WASHINGTON-- Perhaps the $50,000 taxpayer-funded motivational video featuring a Gen. George S. Patton look-alike, played at the Veterans Affairs conferences, should have included a lecture on fiscal discipline.
That seemed to be the message from a Department of Veterans Affairs inspector general’s report released Monday spotlighting $762,000 in questionable expenses, including the Patton parody video, for two training conferences in Orlando, Fla., last year.
The report also assailed 11 VA employees for accepting improper gifts, including massages, limo rides, meals and tickets to the Rockettes.
The video, a parody of the opening scene from the 1970 film starring George C. Scott as Patton in front of a giant U.S. flag, was a portion of more than $6 million spent on the conferences.
Taxpayer-funded government conferences have come under congressional scrutiny after an $823,000 Las Vegas-area conference for General Services Administration employees that featured a mind reader.
Indeed, reaction from Capitol Hill to the VA inspector general’s report was swift.
Rep. Jeff Miller (R-Fla.), chairman of the House Veterans Affairs Committee, said the findings demonstrate a "clear lack of leadership and accountability when it comes to VA senior leadership being good stewards of taxpayer dollars.’’
Even a year after the events took place, the inspector general said, the department was unable to account for all of the conference-related costs.

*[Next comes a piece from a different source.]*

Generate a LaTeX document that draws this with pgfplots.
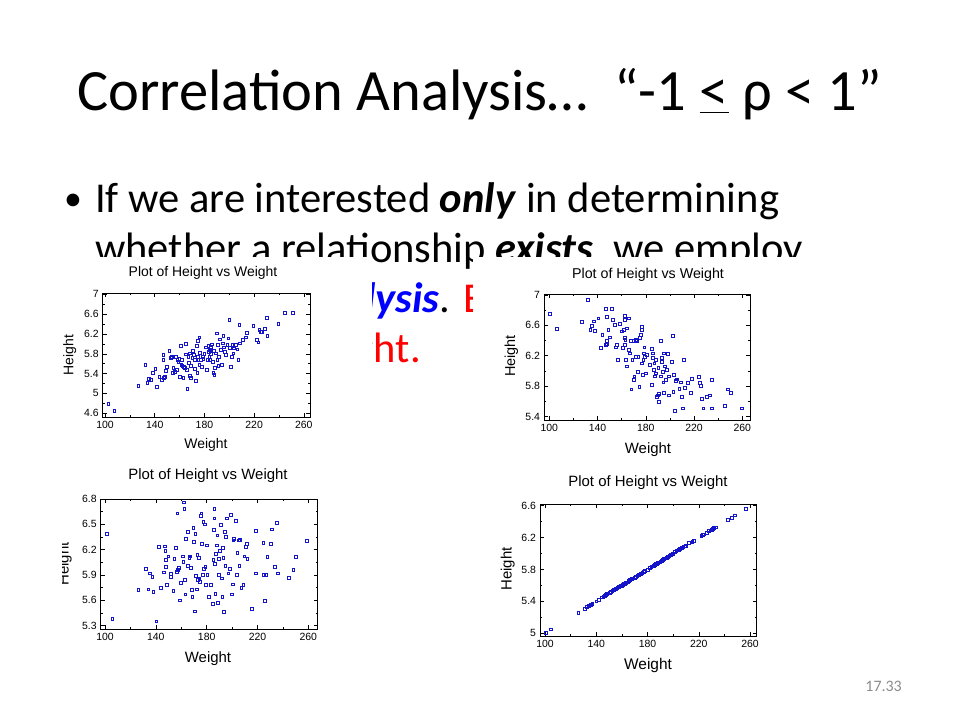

"Beyond the individual ethical lapses, which cast all federal employees in a bad light, the management failures resulted in unnecessary costs and unauthorized commitments that diminished these legitimate training events,’’ VA Inspector General George J. Opfer said.
The VA, acknowledging "serious lapses in oversight, judgment, and stewardship,’’ said that Secretary Eric Shinseki has taken "immediate action to address the issues outlined in the IG report to strengthen oversight, improve accountability, safeguard taxpayer dollars and help ensure such incidents do not occur again.’’
The department’s top human resources official, criticized in the report for failing to provide proper oversight, has resigned. The VA announced that two employees have been placed on administrative leave as their actions and those of other employees are reviewed.
"Employees who have misused taxpayer dollars or violated VA standards of conduct will be held accountable,’’ the VA said in a statement.
The House recently approved the Government Spending Accountability Act to establish spending limits and new reporting requirements for government conferences.